■ WRITTEN PROBLEM:
Copy each line that has the string "React" somewhere in it.

■ DATA:
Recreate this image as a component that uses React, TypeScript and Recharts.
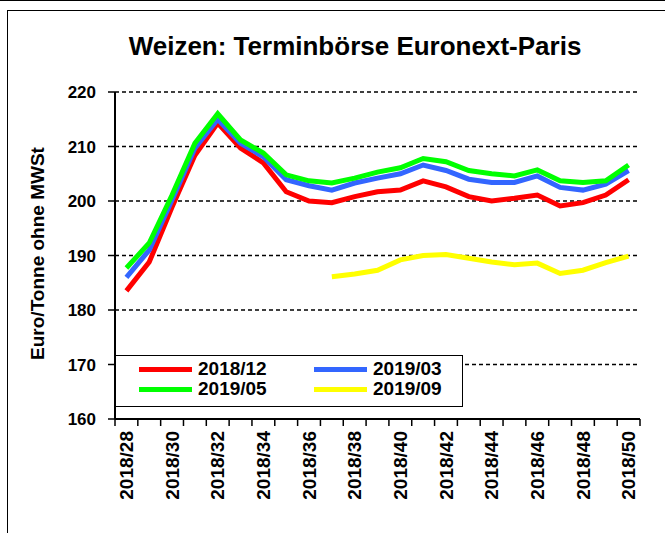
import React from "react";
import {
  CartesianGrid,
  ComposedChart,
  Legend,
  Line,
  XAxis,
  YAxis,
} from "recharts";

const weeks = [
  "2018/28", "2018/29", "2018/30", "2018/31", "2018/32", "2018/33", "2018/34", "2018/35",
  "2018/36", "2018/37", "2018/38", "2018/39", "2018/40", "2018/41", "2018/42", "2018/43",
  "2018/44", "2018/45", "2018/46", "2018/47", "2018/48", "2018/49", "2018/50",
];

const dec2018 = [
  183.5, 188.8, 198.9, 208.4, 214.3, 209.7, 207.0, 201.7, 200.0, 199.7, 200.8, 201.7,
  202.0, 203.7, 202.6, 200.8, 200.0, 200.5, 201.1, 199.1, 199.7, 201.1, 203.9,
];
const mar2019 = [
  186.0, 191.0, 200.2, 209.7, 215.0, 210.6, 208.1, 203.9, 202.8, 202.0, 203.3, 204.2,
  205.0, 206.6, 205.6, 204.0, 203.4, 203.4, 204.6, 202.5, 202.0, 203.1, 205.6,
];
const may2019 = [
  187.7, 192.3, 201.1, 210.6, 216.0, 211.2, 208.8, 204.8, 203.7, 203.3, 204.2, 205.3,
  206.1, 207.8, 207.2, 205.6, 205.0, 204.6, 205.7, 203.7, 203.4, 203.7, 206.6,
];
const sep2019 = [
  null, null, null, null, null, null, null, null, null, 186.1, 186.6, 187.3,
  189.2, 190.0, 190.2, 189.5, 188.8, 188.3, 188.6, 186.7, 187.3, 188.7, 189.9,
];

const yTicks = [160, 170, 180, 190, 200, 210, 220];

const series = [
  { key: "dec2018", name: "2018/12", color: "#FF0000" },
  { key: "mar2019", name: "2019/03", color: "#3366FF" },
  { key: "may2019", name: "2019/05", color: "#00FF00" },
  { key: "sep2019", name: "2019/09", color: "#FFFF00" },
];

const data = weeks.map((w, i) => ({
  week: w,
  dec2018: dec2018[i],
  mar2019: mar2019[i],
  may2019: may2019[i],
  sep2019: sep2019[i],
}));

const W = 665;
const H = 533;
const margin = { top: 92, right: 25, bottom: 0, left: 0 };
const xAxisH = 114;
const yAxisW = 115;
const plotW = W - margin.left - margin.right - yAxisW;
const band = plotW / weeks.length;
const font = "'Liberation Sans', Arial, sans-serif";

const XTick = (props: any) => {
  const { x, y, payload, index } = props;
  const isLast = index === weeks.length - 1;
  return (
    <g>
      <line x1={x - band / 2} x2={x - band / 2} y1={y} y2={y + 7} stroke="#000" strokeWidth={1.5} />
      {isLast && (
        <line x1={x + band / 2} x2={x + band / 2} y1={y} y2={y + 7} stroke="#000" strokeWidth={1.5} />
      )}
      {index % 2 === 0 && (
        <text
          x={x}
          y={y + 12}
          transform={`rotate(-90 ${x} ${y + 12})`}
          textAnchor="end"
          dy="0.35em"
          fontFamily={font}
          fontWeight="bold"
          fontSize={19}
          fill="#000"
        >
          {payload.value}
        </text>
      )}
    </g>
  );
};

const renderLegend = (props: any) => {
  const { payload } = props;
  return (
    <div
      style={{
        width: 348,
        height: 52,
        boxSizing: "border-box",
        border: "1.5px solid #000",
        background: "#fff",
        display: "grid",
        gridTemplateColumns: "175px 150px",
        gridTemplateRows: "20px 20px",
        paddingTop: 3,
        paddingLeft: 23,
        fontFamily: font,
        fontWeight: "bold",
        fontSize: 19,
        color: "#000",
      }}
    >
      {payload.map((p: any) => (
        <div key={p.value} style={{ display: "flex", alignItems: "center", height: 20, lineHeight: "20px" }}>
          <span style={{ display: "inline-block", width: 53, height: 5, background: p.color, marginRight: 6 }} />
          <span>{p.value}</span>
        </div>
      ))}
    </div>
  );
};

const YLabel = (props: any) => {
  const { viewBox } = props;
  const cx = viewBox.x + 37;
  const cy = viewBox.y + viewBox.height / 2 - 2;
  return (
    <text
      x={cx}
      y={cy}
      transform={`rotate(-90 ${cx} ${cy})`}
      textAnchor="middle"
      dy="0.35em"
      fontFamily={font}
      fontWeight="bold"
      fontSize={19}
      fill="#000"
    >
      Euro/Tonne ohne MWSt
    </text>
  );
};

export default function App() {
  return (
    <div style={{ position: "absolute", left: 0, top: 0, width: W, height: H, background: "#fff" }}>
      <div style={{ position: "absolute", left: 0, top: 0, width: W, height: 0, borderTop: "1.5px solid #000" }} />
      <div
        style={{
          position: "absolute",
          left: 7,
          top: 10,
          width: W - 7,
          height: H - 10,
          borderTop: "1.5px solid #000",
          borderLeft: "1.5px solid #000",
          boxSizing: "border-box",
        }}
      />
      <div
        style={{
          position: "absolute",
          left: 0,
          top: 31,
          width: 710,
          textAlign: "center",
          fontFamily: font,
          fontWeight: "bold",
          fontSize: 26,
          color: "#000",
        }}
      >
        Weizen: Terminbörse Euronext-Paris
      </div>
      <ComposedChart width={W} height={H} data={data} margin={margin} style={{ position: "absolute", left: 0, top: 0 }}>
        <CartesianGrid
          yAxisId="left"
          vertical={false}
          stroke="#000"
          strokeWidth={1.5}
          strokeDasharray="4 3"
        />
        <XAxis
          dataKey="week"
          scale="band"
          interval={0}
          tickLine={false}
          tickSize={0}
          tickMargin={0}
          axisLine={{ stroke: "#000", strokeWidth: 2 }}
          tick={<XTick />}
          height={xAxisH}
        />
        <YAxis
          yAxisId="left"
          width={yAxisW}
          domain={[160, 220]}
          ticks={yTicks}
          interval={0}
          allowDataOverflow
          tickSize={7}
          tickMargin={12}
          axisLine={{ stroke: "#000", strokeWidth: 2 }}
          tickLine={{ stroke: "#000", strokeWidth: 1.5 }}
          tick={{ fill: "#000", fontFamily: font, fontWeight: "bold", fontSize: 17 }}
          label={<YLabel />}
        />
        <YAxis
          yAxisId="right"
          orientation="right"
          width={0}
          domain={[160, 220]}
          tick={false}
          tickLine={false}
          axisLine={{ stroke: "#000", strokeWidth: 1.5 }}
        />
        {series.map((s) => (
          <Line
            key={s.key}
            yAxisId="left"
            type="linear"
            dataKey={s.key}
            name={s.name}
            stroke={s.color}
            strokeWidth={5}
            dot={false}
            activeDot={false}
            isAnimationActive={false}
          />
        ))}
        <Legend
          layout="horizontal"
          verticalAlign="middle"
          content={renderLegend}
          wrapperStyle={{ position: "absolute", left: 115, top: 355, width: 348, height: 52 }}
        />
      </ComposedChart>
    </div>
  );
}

■ WRITTEN ANSWER:
Recreate this image as a component that uses React, TypeScript and Recharts.
import React from "react";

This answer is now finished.